[DATA EXCERPTS]:

** Begin **

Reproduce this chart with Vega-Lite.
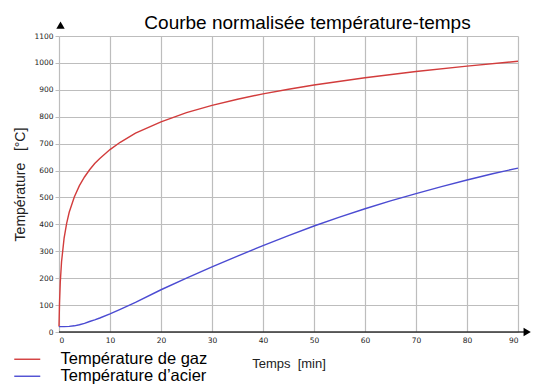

** End **
** Begin **

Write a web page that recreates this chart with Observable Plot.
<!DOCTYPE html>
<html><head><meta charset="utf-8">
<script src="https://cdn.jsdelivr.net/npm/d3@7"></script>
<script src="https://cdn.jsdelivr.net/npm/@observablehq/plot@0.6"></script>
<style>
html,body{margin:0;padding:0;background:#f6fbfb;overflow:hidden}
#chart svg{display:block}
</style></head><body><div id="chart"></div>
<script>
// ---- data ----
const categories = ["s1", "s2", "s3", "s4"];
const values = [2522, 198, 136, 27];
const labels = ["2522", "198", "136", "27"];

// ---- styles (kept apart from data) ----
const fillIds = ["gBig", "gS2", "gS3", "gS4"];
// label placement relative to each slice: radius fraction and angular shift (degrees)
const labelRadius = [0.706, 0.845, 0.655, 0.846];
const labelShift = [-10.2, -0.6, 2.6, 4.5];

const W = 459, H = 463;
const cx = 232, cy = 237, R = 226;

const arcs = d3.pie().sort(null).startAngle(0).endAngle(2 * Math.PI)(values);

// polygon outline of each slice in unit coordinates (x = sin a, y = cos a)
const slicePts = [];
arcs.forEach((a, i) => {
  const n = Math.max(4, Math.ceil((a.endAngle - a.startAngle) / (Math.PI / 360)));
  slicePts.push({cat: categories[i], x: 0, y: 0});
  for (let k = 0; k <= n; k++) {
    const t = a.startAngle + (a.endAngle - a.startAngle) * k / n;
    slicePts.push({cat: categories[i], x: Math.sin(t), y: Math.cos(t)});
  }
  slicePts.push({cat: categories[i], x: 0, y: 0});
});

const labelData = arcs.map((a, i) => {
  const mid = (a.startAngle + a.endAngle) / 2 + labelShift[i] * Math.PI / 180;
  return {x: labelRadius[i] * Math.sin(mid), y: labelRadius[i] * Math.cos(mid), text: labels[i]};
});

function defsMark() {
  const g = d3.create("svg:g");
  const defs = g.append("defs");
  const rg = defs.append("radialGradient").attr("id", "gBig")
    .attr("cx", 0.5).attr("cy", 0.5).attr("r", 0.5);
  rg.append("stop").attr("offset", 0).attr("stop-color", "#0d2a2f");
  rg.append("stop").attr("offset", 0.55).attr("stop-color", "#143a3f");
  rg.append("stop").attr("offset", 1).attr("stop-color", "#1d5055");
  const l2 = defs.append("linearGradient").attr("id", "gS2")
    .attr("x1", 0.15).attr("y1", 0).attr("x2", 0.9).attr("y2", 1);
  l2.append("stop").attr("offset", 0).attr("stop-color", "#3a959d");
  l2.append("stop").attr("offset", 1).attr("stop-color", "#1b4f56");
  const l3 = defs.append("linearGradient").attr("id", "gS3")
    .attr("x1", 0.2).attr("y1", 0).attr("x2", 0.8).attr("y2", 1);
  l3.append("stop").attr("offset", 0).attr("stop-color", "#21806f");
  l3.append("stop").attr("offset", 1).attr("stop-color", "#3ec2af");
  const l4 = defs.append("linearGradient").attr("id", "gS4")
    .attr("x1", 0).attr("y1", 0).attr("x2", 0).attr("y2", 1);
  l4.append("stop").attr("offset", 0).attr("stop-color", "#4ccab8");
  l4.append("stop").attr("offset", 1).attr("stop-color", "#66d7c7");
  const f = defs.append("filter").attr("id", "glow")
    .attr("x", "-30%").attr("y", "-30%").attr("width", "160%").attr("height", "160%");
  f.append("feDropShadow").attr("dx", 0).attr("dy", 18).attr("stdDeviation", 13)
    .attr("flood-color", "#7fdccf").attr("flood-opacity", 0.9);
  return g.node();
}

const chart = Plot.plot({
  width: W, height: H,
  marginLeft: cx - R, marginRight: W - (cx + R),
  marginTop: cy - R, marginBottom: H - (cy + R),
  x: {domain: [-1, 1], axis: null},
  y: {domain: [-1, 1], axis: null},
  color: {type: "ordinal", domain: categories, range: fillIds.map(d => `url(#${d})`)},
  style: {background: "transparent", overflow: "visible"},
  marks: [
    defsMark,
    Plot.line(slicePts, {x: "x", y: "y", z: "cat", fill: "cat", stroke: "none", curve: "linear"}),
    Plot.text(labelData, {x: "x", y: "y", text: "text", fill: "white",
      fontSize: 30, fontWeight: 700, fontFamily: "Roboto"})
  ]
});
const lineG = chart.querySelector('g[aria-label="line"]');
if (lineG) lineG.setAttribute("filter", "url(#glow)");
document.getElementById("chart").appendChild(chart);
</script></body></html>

** End **
** Begin **

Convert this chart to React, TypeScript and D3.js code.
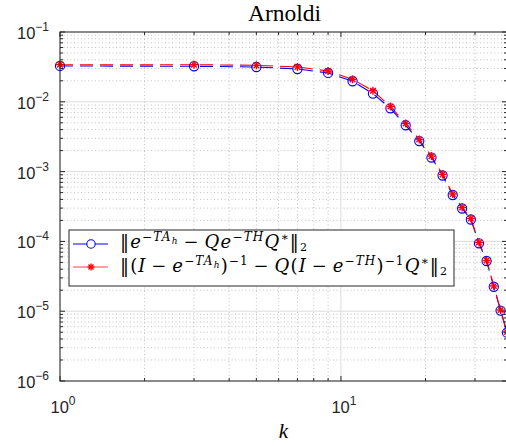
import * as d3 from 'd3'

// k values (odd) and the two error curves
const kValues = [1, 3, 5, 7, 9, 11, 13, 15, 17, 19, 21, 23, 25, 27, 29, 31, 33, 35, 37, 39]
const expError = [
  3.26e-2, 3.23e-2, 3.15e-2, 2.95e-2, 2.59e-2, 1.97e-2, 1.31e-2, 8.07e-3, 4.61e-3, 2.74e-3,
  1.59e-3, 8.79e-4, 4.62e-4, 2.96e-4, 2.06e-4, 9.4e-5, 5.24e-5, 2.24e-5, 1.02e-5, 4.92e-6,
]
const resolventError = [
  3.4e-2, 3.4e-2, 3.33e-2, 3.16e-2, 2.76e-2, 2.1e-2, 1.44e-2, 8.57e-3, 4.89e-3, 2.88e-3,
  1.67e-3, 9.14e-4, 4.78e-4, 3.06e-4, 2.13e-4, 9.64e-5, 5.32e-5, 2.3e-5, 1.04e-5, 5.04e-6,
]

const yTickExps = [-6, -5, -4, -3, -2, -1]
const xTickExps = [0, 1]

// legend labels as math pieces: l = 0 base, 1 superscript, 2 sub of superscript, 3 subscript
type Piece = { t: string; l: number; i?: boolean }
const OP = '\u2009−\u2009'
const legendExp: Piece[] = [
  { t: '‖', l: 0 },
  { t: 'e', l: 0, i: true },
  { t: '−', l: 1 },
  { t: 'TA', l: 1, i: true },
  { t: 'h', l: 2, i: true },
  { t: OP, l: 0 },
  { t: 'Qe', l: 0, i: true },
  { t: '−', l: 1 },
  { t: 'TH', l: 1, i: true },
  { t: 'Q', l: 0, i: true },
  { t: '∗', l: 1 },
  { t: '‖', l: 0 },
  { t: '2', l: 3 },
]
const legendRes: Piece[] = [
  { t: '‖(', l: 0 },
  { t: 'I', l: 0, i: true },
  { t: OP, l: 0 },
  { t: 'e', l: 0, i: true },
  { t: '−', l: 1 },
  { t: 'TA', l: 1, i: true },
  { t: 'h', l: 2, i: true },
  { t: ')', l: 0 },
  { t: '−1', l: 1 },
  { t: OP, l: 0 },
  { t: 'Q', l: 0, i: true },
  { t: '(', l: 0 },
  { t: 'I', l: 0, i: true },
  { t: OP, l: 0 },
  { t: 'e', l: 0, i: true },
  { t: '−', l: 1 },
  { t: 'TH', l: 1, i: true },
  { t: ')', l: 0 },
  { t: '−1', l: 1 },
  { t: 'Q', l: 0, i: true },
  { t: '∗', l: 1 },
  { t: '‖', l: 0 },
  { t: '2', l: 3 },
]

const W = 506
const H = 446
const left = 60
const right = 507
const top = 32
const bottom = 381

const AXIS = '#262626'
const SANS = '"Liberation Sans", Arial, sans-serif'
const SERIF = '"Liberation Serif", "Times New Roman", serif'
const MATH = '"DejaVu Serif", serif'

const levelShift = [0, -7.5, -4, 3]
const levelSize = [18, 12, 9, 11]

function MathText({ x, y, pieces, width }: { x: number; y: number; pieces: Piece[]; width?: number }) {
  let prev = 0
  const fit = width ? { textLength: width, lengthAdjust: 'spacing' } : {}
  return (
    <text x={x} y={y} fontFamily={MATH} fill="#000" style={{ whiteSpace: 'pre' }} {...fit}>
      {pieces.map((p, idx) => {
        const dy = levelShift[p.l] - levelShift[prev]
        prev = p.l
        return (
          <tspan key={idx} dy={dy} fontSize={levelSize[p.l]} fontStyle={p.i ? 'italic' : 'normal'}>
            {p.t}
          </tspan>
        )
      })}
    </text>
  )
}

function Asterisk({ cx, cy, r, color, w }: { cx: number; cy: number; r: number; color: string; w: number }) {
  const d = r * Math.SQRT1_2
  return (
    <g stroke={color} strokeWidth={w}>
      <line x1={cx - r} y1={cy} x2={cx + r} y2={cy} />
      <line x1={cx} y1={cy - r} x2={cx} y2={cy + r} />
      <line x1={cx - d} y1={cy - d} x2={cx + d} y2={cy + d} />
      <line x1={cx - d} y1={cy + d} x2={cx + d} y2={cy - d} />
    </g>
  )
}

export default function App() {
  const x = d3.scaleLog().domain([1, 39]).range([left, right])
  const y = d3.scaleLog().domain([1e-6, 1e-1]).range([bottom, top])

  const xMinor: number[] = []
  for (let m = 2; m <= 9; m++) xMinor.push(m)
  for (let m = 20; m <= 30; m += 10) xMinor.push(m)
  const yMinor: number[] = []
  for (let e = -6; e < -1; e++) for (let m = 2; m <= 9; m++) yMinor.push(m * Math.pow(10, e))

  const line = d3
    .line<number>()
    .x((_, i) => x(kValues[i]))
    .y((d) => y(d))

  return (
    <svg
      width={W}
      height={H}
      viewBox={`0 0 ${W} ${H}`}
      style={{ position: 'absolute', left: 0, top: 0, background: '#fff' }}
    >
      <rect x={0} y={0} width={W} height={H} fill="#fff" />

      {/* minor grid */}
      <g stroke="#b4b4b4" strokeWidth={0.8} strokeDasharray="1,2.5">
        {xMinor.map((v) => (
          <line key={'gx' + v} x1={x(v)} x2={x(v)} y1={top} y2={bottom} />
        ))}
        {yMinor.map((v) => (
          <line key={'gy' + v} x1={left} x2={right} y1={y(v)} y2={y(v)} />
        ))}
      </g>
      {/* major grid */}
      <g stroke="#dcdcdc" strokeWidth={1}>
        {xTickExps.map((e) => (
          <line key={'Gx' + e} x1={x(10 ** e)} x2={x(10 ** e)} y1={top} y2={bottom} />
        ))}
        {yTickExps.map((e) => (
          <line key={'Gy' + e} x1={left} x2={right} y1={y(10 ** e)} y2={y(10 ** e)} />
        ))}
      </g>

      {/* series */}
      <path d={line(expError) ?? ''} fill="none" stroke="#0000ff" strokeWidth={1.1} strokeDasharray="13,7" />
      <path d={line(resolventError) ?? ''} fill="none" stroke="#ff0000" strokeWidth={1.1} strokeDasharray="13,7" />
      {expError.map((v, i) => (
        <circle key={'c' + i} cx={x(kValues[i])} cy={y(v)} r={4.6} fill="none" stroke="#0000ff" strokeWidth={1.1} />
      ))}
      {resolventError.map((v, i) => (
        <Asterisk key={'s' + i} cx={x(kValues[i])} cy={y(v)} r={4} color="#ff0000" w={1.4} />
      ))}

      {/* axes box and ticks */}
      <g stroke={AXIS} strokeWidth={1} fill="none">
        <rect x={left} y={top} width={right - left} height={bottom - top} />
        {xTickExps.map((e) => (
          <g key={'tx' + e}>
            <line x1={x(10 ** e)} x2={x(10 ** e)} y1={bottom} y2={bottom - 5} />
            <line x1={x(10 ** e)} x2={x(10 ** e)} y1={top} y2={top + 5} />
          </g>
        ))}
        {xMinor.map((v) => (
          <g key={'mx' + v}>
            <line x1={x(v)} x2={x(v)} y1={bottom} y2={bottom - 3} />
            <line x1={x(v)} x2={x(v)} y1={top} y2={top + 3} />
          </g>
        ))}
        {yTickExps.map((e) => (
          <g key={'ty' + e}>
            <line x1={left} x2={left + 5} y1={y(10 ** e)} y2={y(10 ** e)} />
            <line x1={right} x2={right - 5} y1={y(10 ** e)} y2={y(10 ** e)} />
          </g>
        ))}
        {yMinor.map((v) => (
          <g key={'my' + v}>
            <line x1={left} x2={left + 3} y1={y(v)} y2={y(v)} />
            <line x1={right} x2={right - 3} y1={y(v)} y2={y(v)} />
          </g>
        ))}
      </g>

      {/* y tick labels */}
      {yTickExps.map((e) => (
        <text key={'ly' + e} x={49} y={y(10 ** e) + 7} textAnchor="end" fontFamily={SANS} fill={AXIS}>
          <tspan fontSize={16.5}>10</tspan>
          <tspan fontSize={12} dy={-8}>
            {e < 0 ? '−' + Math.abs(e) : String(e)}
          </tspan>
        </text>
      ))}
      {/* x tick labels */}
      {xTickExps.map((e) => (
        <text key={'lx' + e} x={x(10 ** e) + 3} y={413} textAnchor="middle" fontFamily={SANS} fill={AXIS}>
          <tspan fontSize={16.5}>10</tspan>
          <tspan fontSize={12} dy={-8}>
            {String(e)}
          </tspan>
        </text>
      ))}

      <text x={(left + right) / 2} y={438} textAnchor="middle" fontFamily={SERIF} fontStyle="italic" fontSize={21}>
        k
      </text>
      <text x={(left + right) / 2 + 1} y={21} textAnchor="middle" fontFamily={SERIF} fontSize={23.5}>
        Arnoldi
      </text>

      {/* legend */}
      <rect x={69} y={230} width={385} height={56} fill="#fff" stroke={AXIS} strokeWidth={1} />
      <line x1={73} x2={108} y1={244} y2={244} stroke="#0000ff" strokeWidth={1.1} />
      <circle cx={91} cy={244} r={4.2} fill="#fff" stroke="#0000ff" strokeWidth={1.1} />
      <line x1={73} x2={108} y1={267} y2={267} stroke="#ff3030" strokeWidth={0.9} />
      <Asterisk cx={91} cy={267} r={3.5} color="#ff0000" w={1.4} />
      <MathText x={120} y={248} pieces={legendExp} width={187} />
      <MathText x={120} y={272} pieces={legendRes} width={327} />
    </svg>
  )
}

** End **

[DESCRIPTION OF THE TASK]: Tally the lines in this data that hold the word "chart" and state only the count.

[SOLVED EXERCISE]: 8